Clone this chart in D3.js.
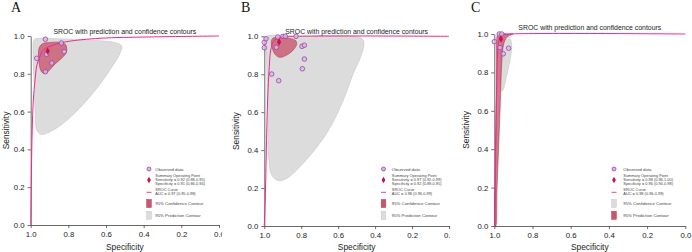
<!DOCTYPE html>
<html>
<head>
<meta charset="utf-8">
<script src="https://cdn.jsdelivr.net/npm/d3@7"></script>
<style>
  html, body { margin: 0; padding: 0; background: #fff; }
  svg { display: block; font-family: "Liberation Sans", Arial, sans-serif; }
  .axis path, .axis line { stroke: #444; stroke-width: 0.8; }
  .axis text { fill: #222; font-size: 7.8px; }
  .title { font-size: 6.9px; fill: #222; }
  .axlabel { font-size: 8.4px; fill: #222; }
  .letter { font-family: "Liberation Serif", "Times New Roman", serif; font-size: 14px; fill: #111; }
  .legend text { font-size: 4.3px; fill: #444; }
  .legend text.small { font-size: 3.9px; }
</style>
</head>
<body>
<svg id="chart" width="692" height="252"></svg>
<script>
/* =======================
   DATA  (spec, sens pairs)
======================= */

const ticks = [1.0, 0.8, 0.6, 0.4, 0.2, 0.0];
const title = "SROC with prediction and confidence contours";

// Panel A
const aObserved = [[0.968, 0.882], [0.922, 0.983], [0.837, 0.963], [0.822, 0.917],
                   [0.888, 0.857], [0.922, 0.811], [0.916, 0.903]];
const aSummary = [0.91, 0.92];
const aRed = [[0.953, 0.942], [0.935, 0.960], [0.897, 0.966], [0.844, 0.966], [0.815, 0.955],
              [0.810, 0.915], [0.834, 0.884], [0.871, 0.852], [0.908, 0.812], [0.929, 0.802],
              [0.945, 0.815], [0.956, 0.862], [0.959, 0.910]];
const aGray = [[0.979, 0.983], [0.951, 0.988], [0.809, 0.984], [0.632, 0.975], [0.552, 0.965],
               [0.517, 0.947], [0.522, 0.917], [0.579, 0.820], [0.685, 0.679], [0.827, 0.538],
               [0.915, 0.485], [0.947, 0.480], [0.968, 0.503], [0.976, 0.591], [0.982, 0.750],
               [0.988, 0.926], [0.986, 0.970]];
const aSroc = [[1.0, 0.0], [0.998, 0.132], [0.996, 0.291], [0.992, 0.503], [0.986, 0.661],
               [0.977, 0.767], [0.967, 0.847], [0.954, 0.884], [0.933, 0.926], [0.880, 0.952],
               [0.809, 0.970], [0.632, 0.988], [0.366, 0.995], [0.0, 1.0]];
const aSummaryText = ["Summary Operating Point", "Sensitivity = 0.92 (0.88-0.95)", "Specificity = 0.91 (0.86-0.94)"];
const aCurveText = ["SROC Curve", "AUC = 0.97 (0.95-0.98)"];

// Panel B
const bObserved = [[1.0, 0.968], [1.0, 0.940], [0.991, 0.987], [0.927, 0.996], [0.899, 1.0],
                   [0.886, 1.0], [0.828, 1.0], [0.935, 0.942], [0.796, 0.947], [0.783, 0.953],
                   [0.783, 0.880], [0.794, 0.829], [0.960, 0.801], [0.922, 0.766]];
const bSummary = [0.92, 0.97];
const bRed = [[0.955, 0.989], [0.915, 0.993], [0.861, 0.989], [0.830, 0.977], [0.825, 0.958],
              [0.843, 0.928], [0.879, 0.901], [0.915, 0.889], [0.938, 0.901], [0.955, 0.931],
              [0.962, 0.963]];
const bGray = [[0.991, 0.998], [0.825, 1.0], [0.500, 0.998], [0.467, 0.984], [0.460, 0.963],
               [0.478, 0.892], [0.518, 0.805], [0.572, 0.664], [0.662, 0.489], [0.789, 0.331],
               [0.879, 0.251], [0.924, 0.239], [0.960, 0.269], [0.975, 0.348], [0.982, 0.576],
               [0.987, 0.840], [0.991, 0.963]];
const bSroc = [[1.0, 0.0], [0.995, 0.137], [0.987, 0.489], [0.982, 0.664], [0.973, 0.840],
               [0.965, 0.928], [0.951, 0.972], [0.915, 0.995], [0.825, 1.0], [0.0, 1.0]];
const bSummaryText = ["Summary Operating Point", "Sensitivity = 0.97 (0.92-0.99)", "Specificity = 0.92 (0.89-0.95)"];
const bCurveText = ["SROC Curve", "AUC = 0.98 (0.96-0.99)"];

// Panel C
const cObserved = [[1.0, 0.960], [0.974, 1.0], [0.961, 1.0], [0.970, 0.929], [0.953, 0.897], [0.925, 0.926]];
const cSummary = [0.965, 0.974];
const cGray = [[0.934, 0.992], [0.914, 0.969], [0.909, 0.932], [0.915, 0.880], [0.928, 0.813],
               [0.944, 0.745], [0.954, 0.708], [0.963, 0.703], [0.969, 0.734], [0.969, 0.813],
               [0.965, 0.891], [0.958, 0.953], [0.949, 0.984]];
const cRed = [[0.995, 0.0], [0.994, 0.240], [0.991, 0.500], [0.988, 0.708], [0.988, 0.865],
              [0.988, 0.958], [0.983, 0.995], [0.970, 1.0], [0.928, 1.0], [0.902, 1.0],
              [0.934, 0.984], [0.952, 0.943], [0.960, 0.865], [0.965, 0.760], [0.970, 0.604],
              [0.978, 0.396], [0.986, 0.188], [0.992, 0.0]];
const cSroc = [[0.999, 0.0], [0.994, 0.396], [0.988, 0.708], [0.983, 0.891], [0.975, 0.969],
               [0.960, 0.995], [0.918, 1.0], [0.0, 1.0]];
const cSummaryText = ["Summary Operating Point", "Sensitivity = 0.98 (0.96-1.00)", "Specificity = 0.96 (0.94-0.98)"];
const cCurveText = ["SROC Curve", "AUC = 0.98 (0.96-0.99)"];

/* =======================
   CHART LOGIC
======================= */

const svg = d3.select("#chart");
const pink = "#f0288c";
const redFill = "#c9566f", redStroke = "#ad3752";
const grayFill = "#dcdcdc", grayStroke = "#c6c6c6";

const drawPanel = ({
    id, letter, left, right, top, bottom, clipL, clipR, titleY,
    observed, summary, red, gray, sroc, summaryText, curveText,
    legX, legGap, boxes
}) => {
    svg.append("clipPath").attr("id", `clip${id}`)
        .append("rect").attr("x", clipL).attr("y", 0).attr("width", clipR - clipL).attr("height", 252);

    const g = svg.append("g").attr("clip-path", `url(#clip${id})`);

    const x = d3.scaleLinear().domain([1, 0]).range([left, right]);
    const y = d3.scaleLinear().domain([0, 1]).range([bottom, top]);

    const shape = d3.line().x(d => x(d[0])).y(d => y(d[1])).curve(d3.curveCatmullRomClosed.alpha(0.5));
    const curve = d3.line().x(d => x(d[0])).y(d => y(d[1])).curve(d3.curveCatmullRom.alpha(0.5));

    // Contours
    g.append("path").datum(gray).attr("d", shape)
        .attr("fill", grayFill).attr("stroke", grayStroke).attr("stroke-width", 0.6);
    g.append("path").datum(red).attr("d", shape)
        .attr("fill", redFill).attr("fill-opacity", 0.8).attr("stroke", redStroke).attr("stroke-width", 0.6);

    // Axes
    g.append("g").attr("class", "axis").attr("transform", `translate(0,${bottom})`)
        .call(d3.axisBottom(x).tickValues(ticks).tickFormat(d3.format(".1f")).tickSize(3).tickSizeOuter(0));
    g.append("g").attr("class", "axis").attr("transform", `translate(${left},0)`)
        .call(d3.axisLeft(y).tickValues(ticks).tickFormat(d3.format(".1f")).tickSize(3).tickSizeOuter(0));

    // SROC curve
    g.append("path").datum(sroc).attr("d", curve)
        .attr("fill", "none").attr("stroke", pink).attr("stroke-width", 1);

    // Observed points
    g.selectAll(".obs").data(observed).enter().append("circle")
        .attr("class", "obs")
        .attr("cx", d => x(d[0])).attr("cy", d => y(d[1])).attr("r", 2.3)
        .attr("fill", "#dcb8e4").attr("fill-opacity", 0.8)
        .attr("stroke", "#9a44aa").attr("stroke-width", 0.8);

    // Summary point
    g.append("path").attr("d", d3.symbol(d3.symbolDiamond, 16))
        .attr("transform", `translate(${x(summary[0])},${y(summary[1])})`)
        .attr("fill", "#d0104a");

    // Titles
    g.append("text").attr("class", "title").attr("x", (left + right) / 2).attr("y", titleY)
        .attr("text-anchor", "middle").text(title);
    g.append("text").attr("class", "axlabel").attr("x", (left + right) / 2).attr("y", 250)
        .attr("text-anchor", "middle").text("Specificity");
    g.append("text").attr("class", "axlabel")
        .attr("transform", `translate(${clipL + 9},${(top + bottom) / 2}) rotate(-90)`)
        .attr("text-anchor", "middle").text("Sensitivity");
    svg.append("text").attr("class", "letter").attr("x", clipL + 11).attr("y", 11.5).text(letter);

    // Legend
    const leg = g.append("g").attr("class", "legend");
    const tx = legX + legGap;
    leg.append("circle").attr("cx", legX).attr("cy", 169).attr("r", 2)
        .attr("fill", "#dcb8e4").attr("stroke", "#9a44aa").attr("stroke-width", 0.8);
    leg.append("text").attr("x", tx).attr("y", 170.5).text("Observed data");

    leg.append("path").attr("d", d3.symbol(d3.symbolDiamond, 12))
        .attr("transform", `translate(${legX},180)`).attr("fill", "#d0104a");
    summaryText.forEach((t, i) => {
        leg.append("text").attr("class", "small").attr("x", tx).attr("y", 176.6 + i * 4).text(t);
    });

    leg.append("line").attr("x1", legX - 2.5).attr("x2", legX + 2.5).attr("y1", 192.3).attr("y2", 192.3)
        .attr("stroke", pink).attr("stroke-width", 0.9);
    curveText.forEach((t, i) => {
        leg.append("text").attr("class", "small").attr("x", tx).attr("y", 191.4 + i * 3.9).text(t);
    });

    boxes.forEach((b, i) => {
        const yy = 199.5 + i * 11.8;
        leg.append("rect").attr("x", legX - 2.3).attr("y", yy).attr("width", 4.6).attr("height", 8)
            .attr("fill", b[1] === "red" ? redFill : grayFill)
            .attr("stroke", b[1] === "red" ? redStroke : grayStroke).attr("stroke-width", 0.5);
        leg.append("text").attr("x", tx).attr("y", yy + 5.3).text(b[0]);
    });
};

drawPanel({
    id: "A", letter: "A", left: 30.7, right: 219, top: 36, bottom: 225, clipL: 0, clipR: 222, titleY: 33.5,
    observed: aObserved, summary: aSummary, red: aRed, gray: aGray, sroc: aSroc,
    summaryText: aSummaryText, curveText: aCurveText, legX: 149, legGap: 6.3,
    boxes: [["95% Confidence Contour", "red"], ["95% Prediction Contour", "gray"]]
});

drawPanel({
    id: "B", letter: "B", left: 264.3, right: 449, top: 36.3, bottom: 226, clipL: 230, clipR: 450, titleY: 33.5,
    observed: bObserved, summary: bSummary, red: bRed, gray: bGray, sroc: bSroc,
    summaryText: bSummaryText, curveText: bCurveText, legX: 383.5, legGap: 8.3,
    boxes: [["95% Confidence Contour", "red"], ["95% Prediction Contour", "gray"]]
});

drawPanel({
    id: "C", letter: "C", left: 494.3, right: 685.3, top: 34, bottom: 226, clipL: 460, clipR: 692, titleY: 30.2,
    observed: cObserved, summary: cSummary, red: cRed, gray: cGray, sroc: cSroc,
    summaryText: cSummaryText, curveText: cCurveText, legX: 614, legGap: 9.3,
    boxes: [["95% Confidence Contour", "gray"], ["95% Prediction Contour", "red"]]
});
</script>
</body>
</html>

# # #

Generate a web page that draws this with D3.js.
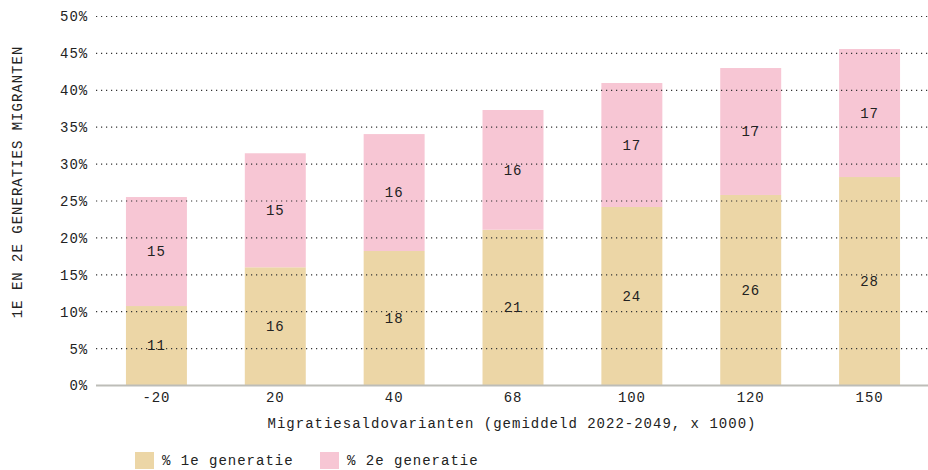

# # #

THE TASK
In the listing above, find the line with "Clone this chart in D3.js." and the line with "with prediction and". Set down both and every line between them, minus the pictures.

THE OUTPUT
Clone this chart in D3.js.
<!DOCTYPE html>
<html>
<head>
<meta charset="utf-8">
<script src="https://cdn.jsdelivr.net/npm/d3@7"></script>
<style>
  html, body { margin: 0; padding: 0; background: #fff; }
  svg { display: block; font-family: "Liberation Sans", Arial, sans-serif; }
  .axis path, .axis line { stroke: #444; stroke-width: 0.8; }
  .axis text { fill: #222; font-size: 7.8px; }
  .title { font-size: 6.9px; fill: #222; }
  .axlabel { font-size: 8.4px; fill: #222; }
  .letter { font-family: "Liberation Serif", "Times New Roman", serif; font-size: 14px; fill: #111; }
  .legend text { font-size: 4.3px; fill: #444; }
  .legend text.small { font-size: 3.9px; }
</style>
</head>
<body>
<svg id="chart" width="692" height="252"></svg>
<script>
/* =======================
   DATA  (spec, sens pairs)
======================= */

const ticks = [1.0, 0.8, 0.6, 0.4, 0.2, 0.0];
const title = "SROC with prediction and confidence contours";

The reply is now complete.